まず、この概念を認識させるうえで、この票を「死に票」と表現するのはかなりまずい。「死票」との区別を聞き取ることも難しく、この場合は「あまり票」などと表現を変える工夫が必要です。

 

さて、弁士はここから「死に票」の解消を目指すべく新しい選挙制度を提案していくとしているのだが、この時点で「死票」の話が完全に失われてしまっている。

導入から「死票」の話を経由して「死に票」の話をしていた弁士にとって、「死票」の問題点を回収せずに話が進行することはやはり構造上の問題と言わざるを得ない。

 

それはともかく、「死に票」を解消するプランについて見ていく。

弁士は得票数を国会での票数として反映させることで解決しようとしています。

このプランについては弁士の強い思い入れが感じられるため、大幅な変更を前提とした添削はすべきでないと判断します。

しかし、この時点で票数が加算されることが大きな意味を持つのかという疑問がどうしても残ります。ここについては後述します。

 

議員視点の話を見ると、議員がさらなる力を求めるために少数意見を取り入れるインセンティブがあるとしているが、これはかなり怪しい。

そもそも、議員個人がたとえ問題解決したところで、それを有権者が認識し、その議員に投票するのか。問題解決されればまた次の問題を解決しろと騒ぐのが有権者であり、特定の争点に対してだけで投票しているのか、などの分析がないままに進んでいるので、要改善かなと。

 

そして、修正案として全国区と成り議員代なるものの導入。

全国区に関してはそれ自体は問題ないものの、小選挙区と全国区、手法の違う選挙制度があることの意義を問われたときの応答は事前に用意しなければならない。

 

成り議員代という制度は、大きく2つ問題点を抱えています。

1、この制度が「死票」の発生源になる。

2、議員数の予測が全くつかない。

 

まず、成り議員代が事実上の議員になるために必要な票数になり、落選する候補者が出ます。このボーダーラインを何票にするのかを原稿で示さないと、そもそもプラン導入後の世界が全く想像できません。このラインは弁士に聞かなければなりませんし、その数字の根拠も示す必要があるでしょう。

また、少数派の意見を議員自らが取り入れるという話が不透明であるため、少数意見の代表者が直接議員になる機会を確実にするためには、極論を言えばボーダーを設定しない方が望ましいとも考えられるので、要検討かと。

 

一方で、こうした背景には原稿中にもあるように議員数の抑制を目的とした面もあるようだが、このプランでは議員数が固定されない。これ自体が様々な問題を引きおこすだろう。

政党支援金だったり、諸々の政治家へのお金、議員経験とか、大臣ポストだったり、様々な問題が容易に想像できる。

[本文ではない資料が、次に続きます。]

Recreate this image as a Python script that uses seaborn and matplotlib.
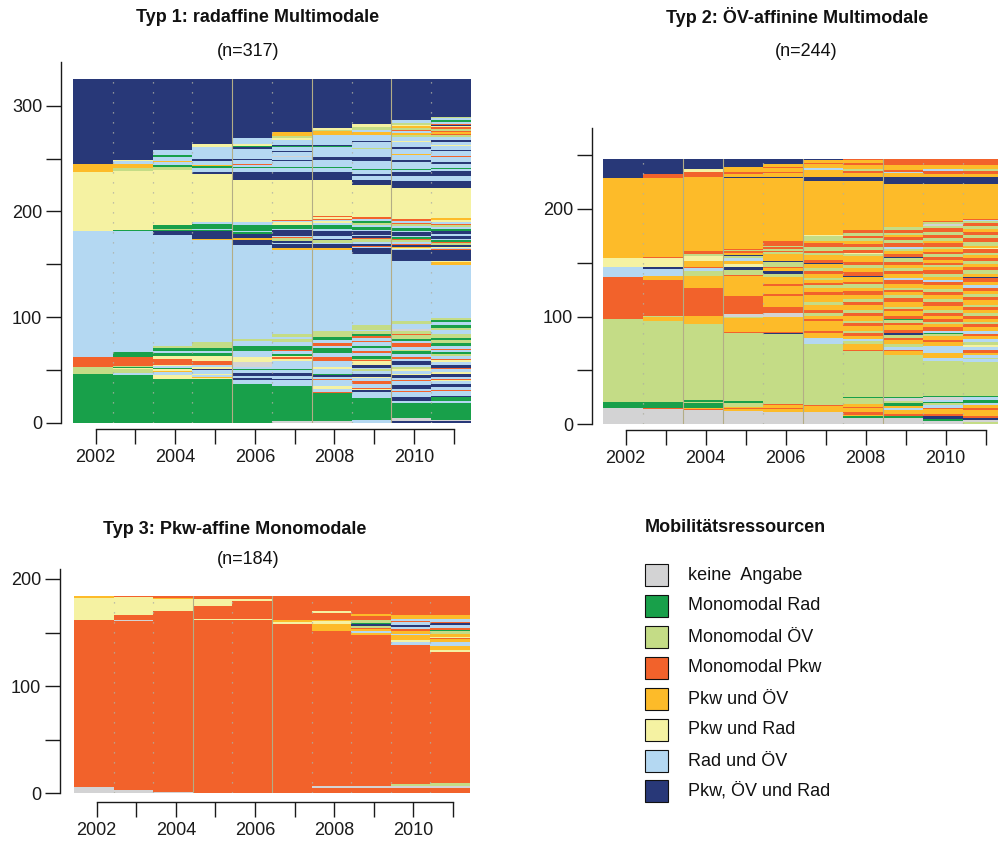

プランを導入した際に、選挙制度が今よりもよくなるのかもしれないが、国家として大丈夫なのか?という当たり前の疑問は原稿段階で解決すべき。

 

 

最後に、1票の価値が確かになるということだが、結局これは有権者1億人の票数で国会で多数決するわけだから、結局国政に反映できるのは1億分の1票であるという本質が変化するわけでもない。もちろん合理的無知が解消されるとも考えられない。

 

 

 

 といった感じで、弁士の思考を理解するためのカギとなる単語のワードチョイスの改善と、プランの影響が弁士の想定していないところに大きな影響を及ぼすことが容易に想像できるので、その点を具体的に指摘し、弁士に対して応答案の作成や、プラン後の分析の加筆・修正を求めていく感じになるかなと。